May 9, 2021

The positive aspect of the first type of complex, namely the overdevelopment of the maternal instinct, is identical with that well-known image of the mother which has been glorified in all ages and all tongues. This is the mother-love which is one of the most moving and unforgettable memories of our lives, the mysterious root of all growth and change; the love that meant homecoming, shelter, and the long silence from which everything begins and in which everything ends. (Jung, 1934/1954/1968, p. 92 para 172)


Mother’s Day is the celebration our mothers and the women in our lives that contributed to our becoming who we are. It is a recognition of the blend of what was given or held and what was received.

Our personal experience in life is also limited or expanded by the concept of mother told in fairy tales, legends, and myths, etc. We often compare our personal mother with the images of the perfect mother we imagine. For some, Mother’s Day is about admiring what was received, and for others it is longing for what did not occur.

Look at the image as a representation of mother. One post is the positive qualities of your mother and the other is her shortcomings.
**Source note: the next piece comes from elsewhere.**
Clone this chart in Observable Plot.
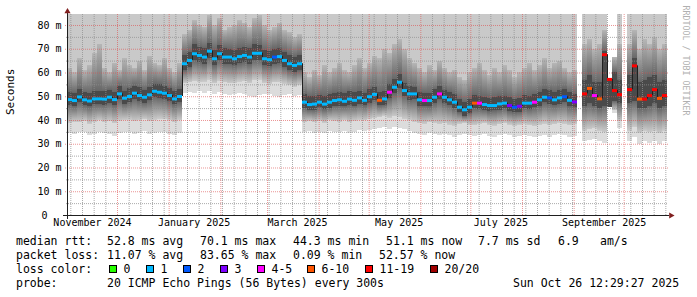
<!DOCTYPE html>
<html><head><meta charset="utf-8">
<script src="https://cdn.jsdelivr.net/npm/d3@7"></script>
<script src="https://cdn.jsdelivr.net/npm/@observablehq/plot@0.6"></script>
<style>
html,body{margin:0;padding:0;background:#fff;}
#wrap{position:relative;width:697px;height:297px;overflow:hidden;font-family:"DejaVu Sans Mono",monospace;}
#chart svg{display:block;}
#legend{position:absolute;left:0;top:232px;width:697px;height:65px;font-size:11.5px;line-height:14px;color:#000;}
#legend .t{position:absolute;white-space:pre;}
#legend .b{position:absolute;width:6px;height:6px;border:1px solid #000;}
</style></head><body>
<svg width="0" height="0" style="position:absolute">
<defs>
<linearGradient id="gLow" x1="0" y1="1" x2="0" y2="0"><stop offset="0" stop-color="#cacaca"/><stop offset="1" stop-color="#676767"/></linearGradient>
<linearGradient id="gUp" x1="0" y1="1" x2="0" y2="0"><stop offset="0" stop-color="#676767"/><stop offset="1" stop-color="#b6b6b6"/></linearGradient>
</defs></svg>
<div id="wrap"><div id="chart"></div><div id="legend"></div></div>
<script>
// ---- time frame (3-day buckets, 360 days) ----
const startDate = "2024-11-01T00:00:00Z";
const endDate = "2025-10-27T00:00:00Z";
const bucketDays = 3;

// ---- median rtt (ms) per bucket ----
const median = [
48.8,48.4,49.9,48.7,48.2,49.1,49.1,49.0,49.8,48.8,51.2,49.4,50.1,51.5,50.5,49.8,50.8,52.3,51.9,51.5,50.5,49.1,50.1,
63.9,65.3,68.1,67.4,66.7,69.2,66.0,68.1,66.7,66.7,66.0,66.9,67.4,66.7,68.3,68.3,66.0,65.6,66.7,66.9,65.3,63.9,63.2,63.9,
47.7,46.7,46.9,47.7,46.9,47.7,48.4,48.7,48.1,49.0,48.5,49.5,48.5,50.0,51.0,48.5,49.1,51.9,54.0,56.1,52.6,51.2,51.2,48.7,48.4,48.4,49.8,51.2,49.8,48.7,47.7,45.6,44.5,45.6,47.3,47.3,46.7,46.3,46.3,47.0,47.3,46.3,45.6,46.0,47.3,47.3,47.7,48.7,49.8,49.5,48.7,49.5,50.0,48.5,47.8,
null,51.2,53.5,50.5,49.1,67.7,57.3,52.6,50.9,null,53.0,63.0,49.0,49.0,50.5,53.0,49.3,50.5];

// ---- loss class per bucket (index into lossLabels) ----
const loss = [
1,1,1,1,1,1,1,1,1,1,1,1,1,1,1,1,1,1,1,1,1,1,1,
1,1,1,1,1,1,1,1,1,1,1,1,1,1,1,1,1,1,2,1,1,1,1,1,
1,1,1,1,1,1,1,1,1,1,1,1,1,1,1,5,1,4,1,1,1,1,1,1,4,1,1,4,1,1,1,1,1,1,5,4,1,1,1,1,1,3,2,3,1,1,4,1,1,2,1,1,2,1,3,
0,6,5,4,5,6,6,6,6,0,6,6,5,6,6,6,5,6];

// ---- smoke band edges (ms) per bucket ----
const lo = [
34.5,34.0,34.8,35.0,33.6,34.2,35.1,34.6,34.0,33.2,34.5,34.8,35.0,34.2,34.6,35.2,34.0,34.4,34.8,35.0,34.1,33.5,34.7,
51.5,51.8,51.2,52.0,51.5,52.2,51.0,51.6,50.8,50.6,51.0,51.4,50.8,50.2,49.6,50.5,50.8,51.0,50.2,49.8,50.6,51.0,50.2,50.4,
34.8,35.2,34.6,35.0,34.4,35.5,35.0,34.8,35.3,34.6,35.0,35.6,35.2,35.8,36.0,36.5,37.0,36.4,37.2,36.8,36.0,35.4,34.6,34.0,33.8,34.5,34.2,33.6,34.0,33.5,33.0,33.8,34.2,33.5,33.2,33.8,34.0,33.4,33.0,33.6,34.0,33.5,33.0,33.4,33.8,33.2,32.8,33.4,33.8,33.0,33.5,34.0,33.6,33.0,33.4,
null,31.0,31.5,32.0,31.0,30.5,45.5,43.0,36.6,null,31.0,33.0,30.0,31.0,30.5,31.0,30.0,31.0];
const l1 = [
38.8,39.2,39.0,39.6,38.4,39.2,39.8,39.0,39.4,38.6,39.6,40.0,40.2,39.4,39.8,40.4,39.6,40.2,40.6,40.4,39.8,39.0,40.0,
55.5,55.8,56.4,56.0,56.2,57.0,55.4,56.6,55.8,55.4,55.6,56.2,56.4,55.6,56.8,57.0,55.6,55.2,55.8,56.0,55.2,54.6,54.0,54.6,
39.0,39.5,39.0,39.4,38.8,39.8,39.5,39.2,39.8,39.0,39.6,40.0,39.8,40.4,40.8,41.2,41.8,41.0,41.5,41.2,40.5,40.0,39.2,38.6,38.4,39.0,38.8,38.2,38.6,38.0,37.6,38.4,38.8,38.0,37.8,38.4,38.6,38.0,37.6,38.2,38.6,38.0,37.6,38.0,38.4,37.8,37.4,38.0,38.5,37.8,38.2,38.8,38.4,37.8,38.2,
null,35.5,36.0,36.5,35.5,35.0,45.5,44.0,39.5,null,35.5,37.0,34.5,35.5,35.0,35.5,34.5,35.5];
const dk1 = [
46.3,45.9,47.4,46.2,45.7,46.6,46.6,46.5,47.3,46.3,48.7,46.9,47.6,49.0,48.0,47.3,48.3,49.8,49.4,49.0,48.0,46.6,47.6,
60.9,62.3,65.1,64.4,63.7,66.2,63.0,65.1,63.7,63.7,63.0,63.9,64.4,63.7,65.3,65.3,63.0,62.6,63.7,63.9,62.3,60.9,60.2,60.9,
45.0,44.3,44.2,45.3,44.5,45.0,46.0,46.0,45.8,46.3,46.1,46.8,46.2,47.3,48.4,46.2,46.4,49.2,51.2,53.4,50.3,48.5,48.9,46.0,46.1,45.7,47.2,48.9,47.1,46.4,45.0,43.3,41.8,43.0,44.9,44.6,44.3,43.6,44.0,44.4,44.9,43.6,43.2,43.4,44.9,44.6,45.3,46.0,47.4,46.8,46.3,46.8,47.6,45.8,45.4,
null,46.0,47.0,46.0,45.0,46.0,45.5,48.0,47.0,null,47.0,48.0,45.0,45.0,46.0,47.0,45.0,46.0];
const dk2 = [
51.9,51.4,53.1,51.6,51.2,52.3,52.0,52.1,52.8,51.9,54.4,52.3,53.3,54.5,53.7,52.8,54.0,55.3,55.1,54.4,53.6,52.2,53.0,
67.5,68.7,71.8,70.8,70.3,72.6,69.6,71.5,70.3,70.0,69.6,70.5,70.8,70.3,71.9,71.7,69.4,69.2,70.1,70.5,68.8,67.5,66.6,67.3,
50.8,49.9,50.1,50.6,50.0,50.9,51.5,51.7,51.2,52.0,51.6,52.4,51.5,53.1,54.0,51.7,52.0,55.0,57.1,59.3,55.7,54.3,54.1,51.8,51.5,51.4,52.9,54.3,52.8,51.8,50.8,48.7,47.6,48.7,50.4,50.2,49.8,49.4,49.5,50.1,50.3,49.5,48.7,49.1,50.4,50.2,50.8,51.8,52.9,52.6,51.8,52.6,53.1,51.7,50.9,
null,57.0,59.0,56.0,56.0,69.0,57.7,60.0,57.0,null,59.0,66.0,56.0,57.0,58.0,59.0,56.0,57.0];
const u1 = [
62,60,66,61,63,68,72,62,60,64,61,66,63,62,65,61,67,64,63,66,62,60,64,
76,78,82,80,79,84,80,83,78,79,80,82,81,79,83,84,80,78,79,81,78,77,75,76,
60,58,61,59,63,60,62,64,61,60,63,66,62,64,67,66,70,68,72,74,70,66,64,62,60,63,61,65,62,60,61,58,57,60,62,64,61,59,62,60,63,61,58,60,62,64,61,63,66,62,64,65,62,60,61,
null,72,74,70,72,78,57.7,66.5,72,null,72,78,70,74,72,75,70,72];
const hi = [
85,85,85,85,85,85,85,85,85,85,85,85,85,85,85,85,85,85,85,85,85,85,85,
85,85,85,85,85,85,85,85,85,85,85,85,85,85,85,85,85,85,85,85,85,85,85,85,
85,85,85,85,85,85,85,85,85,85,85,85,85,85,85,85,85,85,85,85,85,85,85,85,85,85,85,85,85,85,85,85,85,85,85,85,85,85,85,85,85,85,85,85,85,85,85,85,85,85,85,85,85,85,85,
null,85,85,85,85,85,57.7,66.5,85,null,85,85,85,85,85,85,85,85];

// ---- axes / ticks ----
const yTicks = [0,10,20,30,40,50,60,70,80];
const yTickLabels = ["0","10 m","20 m","30 m","40 m","50 m","60 m","70 m","80 m"];
const yMinorTicks = [5,15,25,35,45,55,65,75];
const xLabels = ["November 2024","January 2025","March 2025","May 2025","July 2025","September 2025"];
const xLabelDates = ["2024-11-16","2025-01-16","2025-03-19","2025-05-19","2025-07-19","2025-09-19"];
const yMax = 84.63;

// ---- legend ----
const lossLabels = ["0","1","2","3","4-5","6-10","11-19","20/20"];
const lossColors = ["#26ff00","#00b8ff","#0059ff","#7e00ff","#ff00ff","#ff5500","#ff0000","#a00000"];
const rttStats = ["52.8","70.1","44.3","51.1"];
const rttSd = "7.7";
const rttAms = "6.9";
const lossStats = ["11.07","83.65","0.09","52.57"];
const statNames = ["avg","max","min","now"];
const probeText = "20 ICMP Echo Pings (56 Bytes) every 300s";
const stampText = "Sun Oct 26 12:29:27 2025";

// ---- build ----
const DAY = 864e5;
const t0 = new Date(startDate).getTime();
const t1 = new Date(endDate).getTime();
const rows = [];
median.forEach((m, i) => {
  if (m == null) return;
  rows.push({i, x1: new Date(t0 + i*bucketDays*DAY), x2: new Date(t0 + (i+1)*bucketDays*DAY),
    m, loss: loss[i], lo: lo[i], l1: l1[i], dk1: dk1[i], dk2: dk2[i], u1: u1[i], hi: hi[i]});
});
const connectors = [];
for (let k = 0; k + 1 < rows.length; k++) {
  if (rows[k+1].i === rows[k].i + 1) connectors.push({x: rows[k].x2, a: rows[k].m, b: rows[k+1].m});
}
const months = d3.utcMonth.range(new Date(t0 + 1), new Date(t1));
const weeks = d3.utcSunday.range(new Date(t0), new Date(t1)).filter(d => d.getUTCDate() !== 1);

const band = (y1, y2, fill) => Plot.rect(rows, {x1: "x1", x2: "x2", y1, y2, fill, shapeRendering: "crispEdges", clip: true});
const minorC = "rgba(143,143,143,0.75)";
const majorC = "rgba(222,79,79,0.6)";
const arrowC = "#801f1f";
const axisC = "#1f1f1f";
const tickIdx = yTicks.map((v, i) => i);

const chart = Plot.plot({
  width: 697, height: 232,
  marginLeft: 67, marginRight: 30, marginTop: 14, marginBottom: 17,
  x: {type: "utc", domain: [new Date(t0), new Date(t1)], axis: null},
  y: {domain: [0, yMax], axis: null},
  color: {type: "identity"},
  style: {background: "#fff", fontFamily: "'DejaVu Sans Mono', monospace", fontSize: "10px", overflow: "visible", color: "#000"},
  marks: [
    band("lo", "l1", "#dcdcdc"),
    band("l1", "dk1", "url(#gLow)"),
    band("dk1", "dk2", "#4a4a4a"),
    band("dk2", "u1", "url(#gUp)"),
    band("u1", "hi", "#c9c9c9"),
    Plot.ruleX(weeks, {stroke: minorC, strokeDasharray: "1,1"}),
    Plot.ruleY(yMinorTicks, {stroke: minorC, strokeDasharray: "1,1", insetLeft: -1, insetRight: -1}),
    Plot.ruleX(months, {stroke: majorC, strokeDasharray: "1,1"}),
    Plot.ruleY(yTicks.filter(v => v > 0), {stroke: majorC, strokeDasharray: "1,1", insetLeft: -2, insetRight: -1}),
    Plot.ruleX(connectors, {x: "x", y1: "a", y2: "b", stroke: "#202020", strokeWidth: 1}),
    Plot.ruleY(rows, {y: "m", x1: "x1", x2: "x2", stroke: d => lossColors[d.loss], strokeWidth: 3}),
    Plot.ruleY([0], {stroke: axisC, insetLeft: -4, insetRight: -2}),
    Plot.ruleX([new Date(t0)], {stroke: axisC, insetTop: -3, insetBottom: -4}),
    Plot.dot([{x: new Date(t0), y: yMax}], {x: "x", y: "y", symbol: "triangle", r: 2.3, fill: arrowC, stroke: "none", dy: -3}),
    Plot.dot([{x: new Date(t1), y: 0}], {x: "x", y: "y", symbol: "triangle", r: 2.3, fill: arrowC, stroke: "none", dx: 3.5, rotate: 90}),
    Plot.text(tickIdx.filter(i => yTicks[i] !== 0), {y: i => yTicks[i], text: i => yTickLabels[i], frameAnchor: "left", dx: -6, textAnchor: "end", fill: "#000"}),
    Plot.text(tickIdx.filter(i => yTicks[i] === 0), {y: i => yTicks[i], text: i => yTickLabels[i], frameAnchor: "left", dx: -20, textAnchor: "end", fill: "#000"}),
    Plot.text(xLabelDates, {x: d => new Date(d + "T00:00:00Z"), text: (d, i) => xLabels[i], frameAnchor: "bottom", dy: 10, fill: "#000"}),
    Plot.text(["Seconds"], {text: d => d, frameAnchor: "left", dx: -57, rotate: -90, fontSize: 11, fill: "#000"}),
    Plot.text(["RRDTOOL / TOBI OETIKER"], {text: d => d, frameAnchor: "top-right", dx: 21, dy: -9, rotate: 90, textAnchor: "start", fontSize: 8.3, fill: "#b0b0b0"})
  ]
});
document.getElementById("chart").append(chart);

// ---- legend (html below the svg) ----
const leg = document.getElementById("legend");
function txt(s, x, top) { const e = document.createElement("span"); e.className = "t"; e.textContent = s; e.style.left = x + "px"; e.style.top = top + "px"; leg.append(e); }
function box(c, x, top) { const e = document.createElement("span"); e.className = "b"; e.style.background = c; e.style.left = x + "px"; e.style.top = top + "px"; leg.append(e); }
const rttX = [107, 200, 293, 386];
txt("median rtt:", 16, 2);
rttStats.forEach((v, i) => txt(v + " ms " + statNames[i], rttX[i], 2));
txt(rttSd + " ms sd", 478, 2);
txt(rttAms, 558, 2);
txt("am/s", 600, 2);
const lossX = [107, 200, 293, 379];
txt("packet loss:", 16, 16);
lossStats.forEach((v, i) => txt(v + " % " + statNames[i], lossX[i], 16));
txt("loss color:", 16, 30);
const boxX = [109, 146, 183, 220, 257, 307, 365, 430];
lossLabels.forEach((s, i) => { box(lossColors[i], boxX[i], 33); txt(s, boxX[i] + 14.5, 30); });
txt("probe:", 16, 44);
txt(probeText, 107, 44);
txt(stampText, 513, 44);
</script>
</body></html>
Where are you more attached? How do you anchor yourself to the land she governed? When and how do you remove the attachment for freedom of choice?

It is the task of a lifetime to differentiate between the experience of the personal mother from the mother complex. The mother complex is a blend of our real mother; light or dark with the fantasy of a mother experience we would have liked to have. This gap between the real mother and fantasy mother is the portal to the experience of the totality of the mother archetype. This gap is the roadway to the realm of the mothers that we return to from time to time to recharge, reboot and reconfigure our personality.

In Goethe’s Faust, when Faust was in crisis, his shadow mentor Mephistopheles advised him to return to the realm of the mothers – the archetypal ground of our psychic origins that we must return to from time to time to be gestated and rebirthed.

Mephistopheles: There is a way though.

I loathe to touch on more exalted riddle –

Goddesses sit enthroned in reverend loneliness,

Space is as naught about them, time is less.

The very mention of them is distress.

They are- the Mothers!

(Goethe von, 1998), pages 176-177, para 6210

At the end of his journey, Faust is redeemed form this Faustian bargain by the grace of the great mother at the conclusion of Goethe’s timeless classic

Gaze to meet the saving gaze,

Contrite all and tender,

For a blissful fate, your ways

Thankfully surrender.

May each noble mind be seen,

Eager for thy Service.

Holy Virgin, Mother, Queen,

Goddess, pour thy mercies!

(Goethe von, 1998), page 344, para 12100

We descend into this realm of the mothers, the healing waters of the unconscious via our dreams, complexes and inner work. We move beyond the mother complex to the wholeness of the mother archetype, our experience of the “Other” mothers we have been blessed to encounter in our life; our grandmothers, aunts, teachers, friends and the rich interface with the feminine universe, and at the end, the “Mother Within”, one capacity to forgive, love and nurture oneself.

As a society, as we hurl towards self-destruction through materialism, pandemics, racial strife, injustices, climate change, rape of the environment and the fundamental human values, it will be grace of the anima principle, feeling values and relatedness; hallmarks of the mother archetype that will redeem our civilization in distress as so well summarized in Goethe’s Faust.


Points to Ponder:

  1. What does Mother’s Day mean to you?
  2. How do you obtain the things your mother did not provide?
  3. What gifts or talents did your mother exemplify?
  4. How do you mother yourself or others?
  5. What mothering encounters you have had from your “other mothers”?
  6. How did these encounters with grandmothers, teachers, friends fill in the blanks of your mother experience?
  7. Do you feel that you use a masculine, material compass to guide your life or do you factor in the feelings, relationships, spiritual, mutual lens as a vector in your GPS?

Goethe von, J. W. (1998). Faust: A Tragedy (Norton Critical Editions) (Second Edition ed.). New York, London.: W. W. Norton & Company.

Jung, C. G. (1934/1954/1968). The archetypes and the collective unconscious (2d ed. Vol. 9). Princeton, N.J.: Princeton University Press.

Ashok Bedi, M.D., Jungian Psychoanalyst, www.pathtothesoul.com , www.tulawellnessllc.com 

Robert BJ Jakala PH.D., Jungian Psychotherapist

In a storm, the safest place is in the eye of the storm. My colleague BJ and I will share our daily reflections on this centering process from an Analytical perspective, sharing from the repertoire of our personal and professional experience. BJ is a psychologist and a photographer and will pick an image of the day that catches him in this collective crisis. I will amplify it from a Jungian Analytical perspective. We hope that this may offer you a baby step on the path to your own unique response to this chaos.